His statement recalled the colloquy during the October 30, 2007 presidential debate, when Tim Russert asked each candidate the same question -- "would you pledge to the American people that Iran will not develop a nuclear bomb while you are president?" -- and Hillary Clinton repeated her talking point three times:
CLINTON: I intend to do everything I can to prevent Iran from developing a nuclear bomb.
RUSSERT: But you won't pledge?
CLINTON: I am pledging I will do everything I can to prevent Iran from developing a nuclear bomb.
RUSSERT: But, they may.
CLINTON: Well, you know, Tim, you asked me if I would pledge, and I have pledged that I will do everything I can to prevent Iran from developing a nuclear bomb.
(LAUGHTER)
Compare Obama's promise to do "everything in my power" (echoing Hillary Clinton's pledge to do "everything I can") with John McCain's statement of a national commitment in his February 7, 2008 speech to the Conservative Political Action Committee:
I intend to make unmistakably clear to Iran we will not permit a government that espouses the destruction of the State of Israel as its fondest wish and pledges undying enmity to the United States to possess the weapons to advance their malevolent ambitions.
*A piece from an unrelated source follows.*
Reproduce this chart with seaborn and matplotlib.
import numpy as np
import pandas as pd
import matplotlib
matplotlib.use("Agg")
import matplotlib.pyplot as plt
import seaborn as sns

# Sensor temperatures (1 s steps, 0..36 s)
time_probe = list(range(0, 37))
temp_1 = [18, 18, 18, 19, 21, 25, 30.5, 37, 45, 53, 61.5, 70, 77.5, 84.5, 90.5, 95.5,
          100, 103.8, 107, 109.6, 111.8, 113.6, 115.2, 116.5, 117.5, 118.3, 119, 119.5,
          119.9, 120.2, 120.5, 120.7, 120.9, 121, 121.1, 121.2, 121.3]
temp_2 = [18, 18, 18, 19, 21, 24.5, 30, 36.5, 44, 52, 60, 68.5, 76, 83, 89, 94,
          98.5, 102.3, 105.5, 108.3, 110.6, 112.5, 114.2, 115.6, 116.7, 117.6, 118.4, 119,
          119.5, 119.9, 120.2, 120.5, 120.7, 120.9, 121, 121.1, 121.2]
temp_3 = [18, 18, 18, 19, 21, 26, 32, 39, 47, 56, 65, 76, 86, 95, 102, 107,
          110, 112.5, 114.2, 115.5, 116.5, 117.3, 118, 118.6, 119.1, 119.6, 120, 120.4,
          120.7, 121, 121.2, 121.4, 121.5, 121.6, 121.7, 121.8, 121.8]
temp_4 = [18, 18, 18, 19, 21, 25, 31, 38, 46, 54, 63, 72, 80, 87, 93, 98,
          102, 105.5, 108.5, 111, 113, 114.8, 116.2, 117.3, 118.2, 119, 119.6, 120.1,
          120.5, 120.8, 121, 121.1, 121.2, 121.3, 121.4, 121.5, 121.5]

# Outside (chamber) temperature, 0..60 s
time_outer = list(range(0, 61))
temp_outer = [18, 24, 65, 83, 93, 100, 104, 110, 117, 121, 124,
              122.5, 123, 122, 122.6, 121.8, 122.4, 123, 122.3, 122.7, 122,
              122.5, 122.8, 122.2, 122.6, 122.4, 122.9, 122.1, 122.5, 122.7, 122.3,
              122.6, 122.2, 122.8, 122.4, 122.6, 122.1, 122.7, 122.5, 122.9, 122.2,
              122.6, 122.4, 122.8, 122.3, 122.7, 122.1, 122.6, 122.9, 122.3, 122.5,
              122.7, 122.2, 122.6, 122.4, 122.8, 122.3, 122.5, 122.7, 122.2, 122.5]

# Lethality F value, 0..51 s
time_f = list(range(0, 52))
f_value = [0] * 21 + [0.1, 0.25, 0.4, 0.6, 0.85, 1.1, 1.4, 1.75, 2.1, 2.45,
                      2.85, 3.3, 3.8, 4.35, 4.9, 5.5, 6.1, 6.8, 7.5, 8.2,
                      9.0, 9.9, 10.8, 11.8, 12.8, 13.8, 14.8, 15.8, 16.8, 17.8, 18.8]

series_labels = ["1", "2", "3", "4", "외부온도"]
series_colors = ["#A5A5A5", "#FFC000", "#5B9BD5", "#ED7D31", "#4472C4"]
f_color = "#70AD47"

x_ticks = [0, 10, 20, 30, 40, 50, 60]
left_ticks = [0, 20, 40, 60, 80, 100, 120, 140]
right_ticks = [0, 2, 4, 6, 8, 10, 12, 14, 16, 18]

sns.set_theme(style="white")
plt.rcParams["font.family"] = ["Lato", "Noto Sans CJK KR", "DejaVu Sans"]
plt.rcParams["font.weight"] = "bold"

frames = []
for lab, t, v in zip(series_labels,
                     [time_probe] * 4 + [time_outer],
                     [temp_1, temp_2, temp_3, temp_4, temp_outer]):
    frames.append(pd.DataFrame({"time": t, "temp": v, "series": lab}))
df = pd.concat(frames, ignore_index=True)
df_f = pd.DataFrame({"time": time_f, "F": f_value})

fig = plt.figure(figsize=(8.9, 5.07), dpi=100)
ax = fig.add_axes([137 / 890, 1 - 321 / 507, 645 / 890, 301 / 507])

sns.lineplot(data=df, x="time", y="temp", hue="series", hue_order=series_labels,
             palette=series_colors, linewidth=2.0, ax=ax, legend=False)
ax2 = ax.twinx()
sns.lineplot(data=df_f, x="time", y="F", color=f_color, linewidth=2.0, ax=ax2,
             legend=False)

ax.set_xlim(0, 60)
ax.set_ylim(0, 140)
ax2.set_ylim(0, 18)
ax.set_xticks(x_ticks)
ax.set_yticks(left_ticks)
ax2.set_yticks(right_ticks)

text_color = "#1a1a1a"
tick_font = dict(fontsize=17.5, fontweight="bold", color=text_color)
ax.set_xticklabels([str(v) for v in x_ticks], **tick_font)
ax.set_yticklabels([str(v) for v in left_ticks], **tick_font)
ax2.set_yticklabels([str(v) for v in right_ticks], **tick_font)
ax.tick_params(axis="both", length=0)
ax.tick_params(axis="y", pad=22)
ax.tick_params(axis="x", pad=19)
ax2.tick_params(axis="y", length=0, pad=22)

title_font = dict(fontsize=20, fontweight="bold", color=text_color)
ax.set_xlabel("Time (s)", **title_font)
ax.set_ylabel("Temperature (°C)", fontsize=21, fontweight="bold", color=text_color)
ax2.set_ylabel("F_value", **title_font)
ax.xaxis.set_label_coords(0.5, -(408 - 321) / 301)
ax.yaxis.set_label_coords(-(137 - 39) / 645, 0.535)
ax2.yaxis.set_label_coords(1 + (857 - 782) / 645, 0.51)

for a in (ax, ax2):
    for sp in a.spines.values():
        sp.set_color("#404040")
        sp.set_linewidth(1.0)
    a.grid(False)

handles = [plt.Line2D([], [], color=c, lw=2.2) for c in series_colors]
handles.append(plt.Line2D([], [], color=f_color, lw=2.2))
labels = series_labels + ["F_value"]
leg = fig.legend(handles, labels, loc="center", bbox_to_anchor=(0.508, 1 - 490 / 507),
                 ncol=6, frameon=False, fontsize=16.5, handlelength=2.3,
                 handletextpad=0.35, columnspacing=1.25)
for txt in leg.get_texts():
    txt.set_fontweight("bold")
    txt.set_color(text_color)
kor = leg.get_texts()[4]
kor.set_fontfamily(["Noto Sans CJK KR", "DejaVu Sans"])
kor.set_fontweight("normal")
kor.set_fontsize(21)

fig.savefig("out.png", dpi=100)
6. As Obama gave his AIPAC speech, his positions over the past year had been effectively refuted: he had opposed the surge (which has succeeded), opposed imposing economic sanctions under Kyl-Lieberman (but now favored them seven months after they were implemented), and had drawn no adverse conclusions from the fact that Ambassador Crocker's three rounds of negotiations with Iran had been fruitless and counterproductive. Instead, Obama proposed future "tough and principled" negotiations with Iran that would be conducted while the centrifuges continued to whirl, together with a "redeployment" of troops from Iraq.
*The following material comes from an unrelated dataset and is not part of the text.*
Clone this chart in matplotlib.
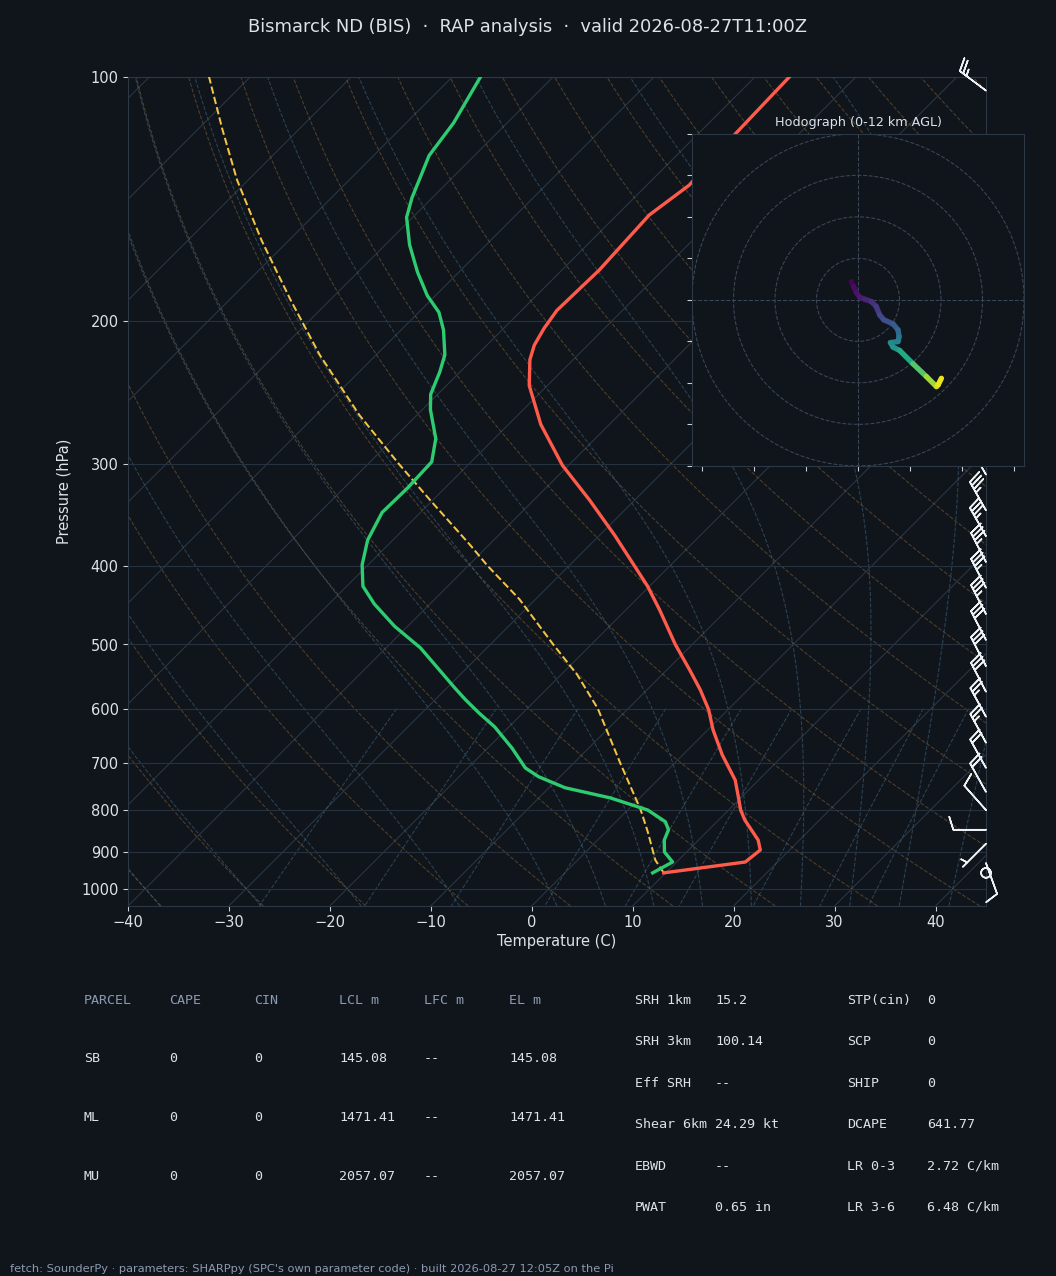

7. It was that part of Obama's AIPAC speech that was the most troublesome of all. Here is the process of diplomacy with Iran that Obama outlined at AIPAC:
We will open up lines of communication, build an agenda, coordinate closely with our allies, especially Israel, and evaluate the potential for progress. . . . [W]e will present a clear choice [to Iran]. If you abandon your dangerous nuclear program, support for terror, and threats to Israel, there will be meaningful incentives -- including the lifting of sanctions, and political and economic integration with the international community. If you refuse, we will ratchet up the pressure.
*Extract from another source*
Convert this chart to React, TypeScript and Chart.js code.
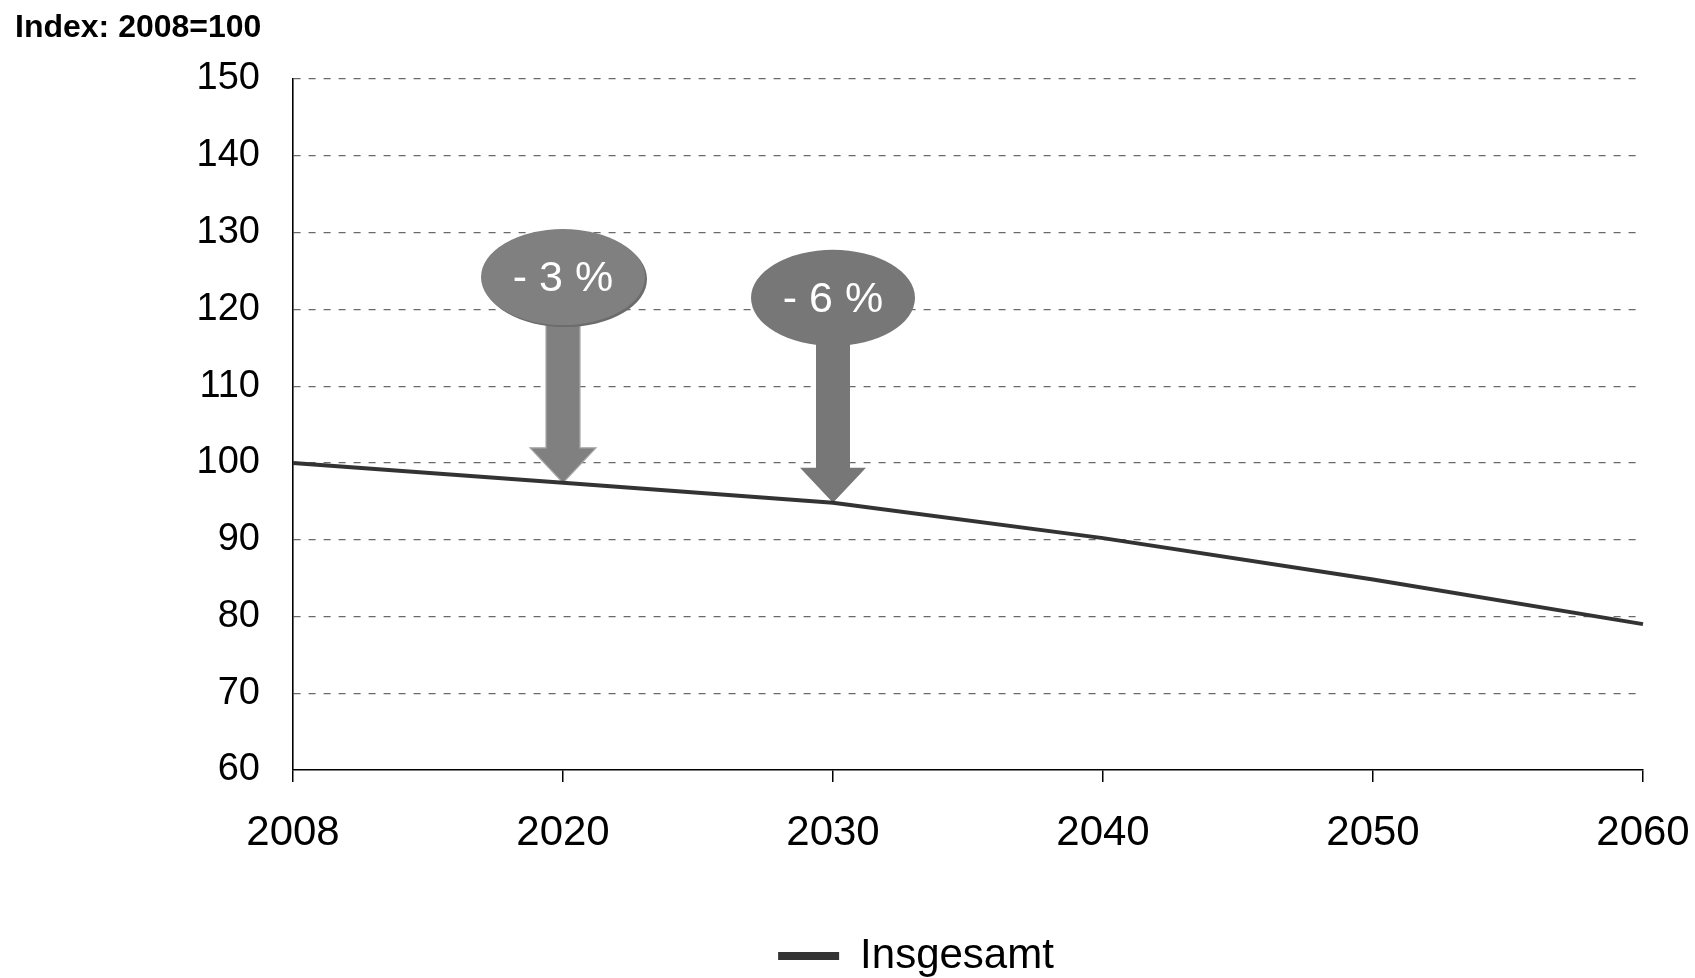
import React, { useEffect, useRef } from "react";
import { Chart, registerables } from "chart.js";

Chart.register(...registerables);

// ---- data ----
const years: string[] = ["2008", "2020", "2030", "2040", "2050", "2060"];
const insgesamt: number[] = [100, 97.4, 94.8, 90.2, 84.8, 79.0];
const seriesLabel = "Insgesamt";
const axisTitle = "Index: 2008=100";
const calloutLabels: string[] = ["- 3 %", "- 6 %"];
const calloutIndices: number[] = [1, 2];
const yMin = 60;
const yMax = 150;
const yStep = 10;

const FONT = "'Liberation Sans', Arial, Helvetica, sans-serif";

// ---- plugins ----
const calloutPlugin = {
  id: "callouts",
  beforeDatasetsDraw(chart: any) {
    const { ctx, scales } = chart;
    const x = scales.x;
    const y = scales.y;
    const styles = [
      { center: 124.2, fill: "#808080", shadow: "#6c6c6c", edge: "#a8a8a8" },
      { center: 121.5, fill: "#777777", shadow: null, edge: null },
    ];
    calloutIndices.forEach((idx, i) => {
      const st = styles[i];
      const px = x.getPixelForValue(idx);
      const tipY = y.getPixelForValue(insgesamt[idx]);
      const cY = y.getPixelForValue(st.center);
      const headH = 35;
      const headHalf = 33;
      const shaftHalf = 17;
      const rx = 82;
      const ry = 48;
      ctx.save();
      // arrow
      ctx.beginPath();
      ctx.moveTo(px - shaftHalf, cY);
      ctx.lineTo(px + shaftHalf, cY);
      ctx.lineTo(px + shaftHalf, tipY - headH);
      ctx.lineTo(px + headHalf, tipY - headH);
      ctx.lineTo(px, tipY);
      ctx.lineTo(px - headHalf, tipY - headH);
      ctx.lineTo(px - shaftHalf, tipY - headH);
      ctx.closePath();
      ctx.fillStyle = st.fill;
      ctx.fill();
      if (st.edge) {
        ctx.lineWidth = 1.2;
        ctx.strokeStyle = st.edge;
        ctx.stroke();
      }
      // ellipse
      if (st.shadow) {
        ctx.beginPath();
        ctx.ellipse(px + 2, cY + 2, rx, ry, 0, 0, Math.PI * 2);
        ctx.fillStyle = st.shadow;
        ctx.fill();
      }
      ctx.beginPath();
      ctx.ellipse(px, cY, rx, ry, 0, 0, Math.PI * 2);
      ctx.fillStyle = st.fill;
      ctx.fill();
      // label
      ctx.fillStyle = "#ffffff";
      ctx.font = `43px ${FONT}`;
      ctx.textAlign = "center";
      ctx.textBaseline = "middle";
      ctx.fillText(calloutLabels[i], px, cY + 2);
      ctx.restore();
    });
  },
};

const titlePlugin = {
  id: "axisTitleTop",
  afterDraw(chart: any) {
    const { ctx } = chart;
    ctx.save();
    ctx.font = `bold 32px ${FONT}`;
    ctx.fillStyle = "#000000";
    ctx.textAlign = "left";
    ctx.textBaseline = "alphabetic";
    ctx.fillText(axisTitle, 15, 37);
    ctx.restore();
  },
};

export default function App() {
  const canvasRef = useRef<HTMLCanvasElement | null>(null);

  useEffect(() => {
    if (!canvasRef.current) return;
    const chart = new Chart(canvasRef.current, {
      type: "line",
      data: {
        labels: years,
        datasets: [
          {
            label: seriesLabel,
            data: insgesamt,
            borderColor: "#333333",
            backgroundColor: "#333333",
            borderWidth: 4,
            pointRadius: 0,
            tension: 0,
            fill: false,
          },
        ],
      },
      options: {
        responsive: false,
        animation: false,
        layout: { padding: { top: 79, left: 189, right: 52, bottom: 0 } },
        plugins: {
          title: { display: false },
          tooltip: { enabled: false },
          legend: {
            display: true,
            position: "bottom",
            labels: {
              boxWidth: 61,
              boxHeight: 8,
              padding: 2,
              color: "#000000",
              font: { family: FONT, size: 42 },
              generateLabels: () => [
                {
                  text: seriesLabel,
                  fillStyle: "#333333",
                  strokeStyle: "#333333",
                  lineWidth: 0,
                  hidden: false,
                  datasetIndex: 0,
                } as any,
              ],
            },
          },
        },
        scales: {
          x: {
            type: "category",
            offset: false,
            afterFit: (scale: any) => {
              scale.height = 163;
              scale.paddingRight = 0;
              scale.paddingLeft = 0;
            },
            grid: {
              display: true,
              drawOnChartArea: false,
              drawTicks: true,
              tickLength: 12,
              color: "#000000",
              lineWidth: 1.5,
            },
            border: { display: true, color: "#000000", width: 1.5 },
            ticks: {
              color: "#000000",
              font: { family: FONT, size: 42 },
              padding: 26,
              maxRotation: 0,
              autoSkip: false,
            },
          },
          y: {
            min: yMin,
            max: yMax,
            afterFit: (scale: any) => {
              scale.width = 104;
            },
            grid: {
              display: true,
              drawTicks: false,
              color: (c: any) => (c.tick && c.tick.value === yMin ? "rgba(0,0,0,0)" : "#6a6a6a"),
              lineWidth: 1.2,
            },
            border: { display: true, color: "#000000", width: 1.6, dash: [7, 8] },
            ticks: {
              stepSize: yStep,
              color: "#000000",
              font: { family: FONT, size: 38 },
              padding: 33,
            },
          },
        },
      },
      plugins: [calloutPlugin, titlePlugin],
    });
    return () => chart.destroy();
  }, []);

  return (
    <div
      style={{
        position: "fixed",
        left: 0,
        top: 0,
        width: 1695,
        height: 978,
        overflow: "hidden",
        background: "#ffffff",
      }}
    >
      <canvas ref={canvasRef} width={1695} height={987} style={{ display: "block" }} />
    </div>
  );
}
In other words, in 2009 or later, after the lines have been opened, the agenda is built, the allies coordinated, the potential evaluated, the choice presented, the talks held, and the talks eventually fail, Obama will then start to "ratchet up the pressure" -- at just about the time Iran will have completed (or used) its nuclear weapon. But Obama will be able to say don't blame him, he did everything he could.
It is easy to understand why Obama's speech at AIPAC received an enthusiastic response. It reflected his trademark rhetoric: soaring language, an inspiring delivery, sounding great for as long as it lasts (or until one thinks more about it). But like his final primary speech ("this was the moment when the rise of the oceans began to slow") and his speech on race ("I could no more disown . . ."), the rhetoric can be overblown, and its shelf life limited.